During Sieber's time as ambassador, the first bilateral agreements were concluded between the U.S. and East Germany, the effects of which he and his embassy staff had to prepare and supervise. For the first time, from 1 January 1977, GDR merchant ships were allowed to call directly at US ports in order to transport goods from there to the GDR. Until then, the GDR had to use foreign shipping companies at often overpriced prices. The preliminary talks with the relevant port authorities took place via the GDR embassy. Among other things, the GDR merchant ships transported feed grain from the U.S. for GDR agriculture. In addition, there were first contracts of GDR companies with U.S. corporations such as Dow Chemical or Standard Oil. Another highlight of Sieber's work as ambassador was the diplomatic preparation and partial supervision of a nine-month exhibition of the Staatliche Kunstsammlungen Dresden in the U.S. under the title Die Pracht Dresden – 500 Jahre Kunstsammlung – Eine Ausstellung aus der Deutschen Demokratische Republik. The 710 works of art were shown for three months each in Washington, D.C., New York City, and San Francisco, with the new building of the National Gallery of Art in Washington opening on June 1, 1978, with the exhibition from the GDR.

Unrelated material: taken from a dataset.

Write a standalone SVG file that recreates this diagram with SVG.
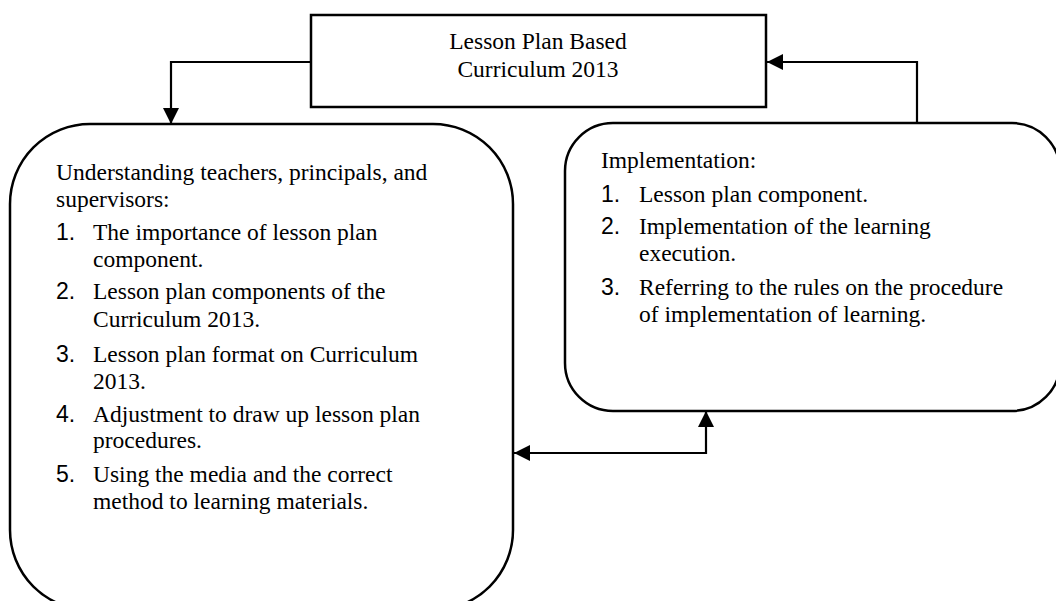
<svg xmlns="http://www.w3.org/2000/svg" width="1056" height="601" viewBox="0 0 1056 601">
<style>
.box{fill:#fff;stroke:#000;stroke-width:2.5}
.t{font-family:"Liberation Serif","Times New Roman",serif;font-size:23.5px;fill:#000}
.n{font-family:"Liberation Sans Narrow","Liberation Sans",Arial,sans-serif;font-size:23px;fill:#000}
.c{fill:none;stroke:#000;stroke-width:2.2}
</style>
<defs>
<marker id="ah" viewBox="0 0 16 16" refX="16" refY="8" markerWidth="16" markerHeight="16" markerUnits="userSpaceOnUse" orient="auto-start-reverse">
<path d="M0,0 L16,8 L0,16 Z" fill="#000"/>
</marker>
</defs>
<rect width="1056" height="601" fill="#fff"/>
<g id="connectors">
<path class="c" d="M311,62 H171 V124" marker-end="url(#ah)"/>
<path class="c" d="M917,123 V62 H767" marker-end="url(#ah)"/>
<path class="c" d="M514,453 H706 V411" marker-start="url(#ah)" marker-end="url(#ah)"/>
</g>
<g id="node-top">
<rect class="box" x="311" y="15" width="455" height="92"/>
<text class="t" x="538" y="49" text-anchor="middle">Lesson Plan Based</text>
<text class="t" x="538" y="77" text-anchor="middle">Curriculum 2013</text>
</g>
<g id="node-left">
<rect class="box" x="10" y="124" width="503" height="486" rx="80" ry="80"/>
<text class="t" x="56" y="180">Understanding teachers, principals, and</text>
<text class="t" x="56" y="207">supervisors:</text>
<text class="n" x="56" y="240">1.</text>
<text class="t" x="93" y="240">The importance of lesson plan</text>
<text class="t" x="93" y="267">component.</text>
<text class="n" x="56" y="299">2.</text>
<text class="t" x="93" y="299">Lesson plan components of the</text>
<text class="t" x="93" y="327">Curriculum 2013.</text>
<text class="n" x="56" y="362">3.</text>
<text class="t" x="93" y="362">Lesson plan format on Curriculum</text>
<text class="t" x="93" y="389">2013.</text>
<text class="n" x="56" y="422">4.</text>
<text class="t" x="93" y="422">Adjustment to draw up lesson plan</text>
<text class="t" x="93" y="448">procedures.</text>
<text class="n" x="56" y="482">5.</text>
<text class="t" x="93" y="482">Using the media and the correct</text>
<text class="t" x="93" y="509">method to learning materials.</text>
</g>
<g id="node-right">
<rect class="box" x="565" y="123" width="495" height="288" rx="48" ry="48"/>
<text class="t" x="601" y="168">Implementation:</text>
<text class="n" x="601" y="202">1.</text>
<text class="t" x="639" y="202">Lesson plan component.</text>
<text class="n" x="601" y="234">2.</text>
<text class="t" x="639" y="234">Implementation of the learning</text>
<text class="t" x="639" y="261">execution.</text>
<text class="n" x="601" y="295">3.</text>
<text class="t" x="639" y="295">Referring to the rules on the procedure</text>
<text class="t" x="639" y="322">of implementation of learning.</text>
</g>
</svg>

In the fall of '78 Sieber was succeeded by Horst Grunert who was the then-Deputy Foreign Minister of the GDR.

==Later life==
After his return to the GDR, Sieber was appointed rector of the Berlin University of Economics on 12 January 1979, replacing Walter Kupferschmidt. In this capacity, he was also a member of the SED district leadership in Berlin. From 1982 Sieber was also chairman of the GDR-USA Friendship Society. In 1986, Rolf Sieber became a member of the Problem Council for US Research at the Scientific Council for Foreign Policy Research of the GDR.

In 1988, together with Karl-Heinz Röder, at the invitation and mediation of the International Research & Exchanges Board (IREX), he was received by the Nobel Laureate in Economics Paul Samuelson of Massachusetts Institute of Technology (MIT) and US Presidential Advisor and Economist John Kenneth Galbraith of Harvard University for a comprehensive scientific exchange of views. One of his last official acts was the incorporation of the Josef Orlopp Technical School for Foreign Trade into the HfÖ in August 1988. On October 28, 1988, Sieber was replaced as rector by Christa Luft. He remained a professor at the university until the dissolution of the HfÖ.

In retirement, Sieber became involved in the Society for the Protection of Civil Rights and Human Dignity (GBM) and published several writings there.

Rolf Sieber died at the age of 90 in 2020.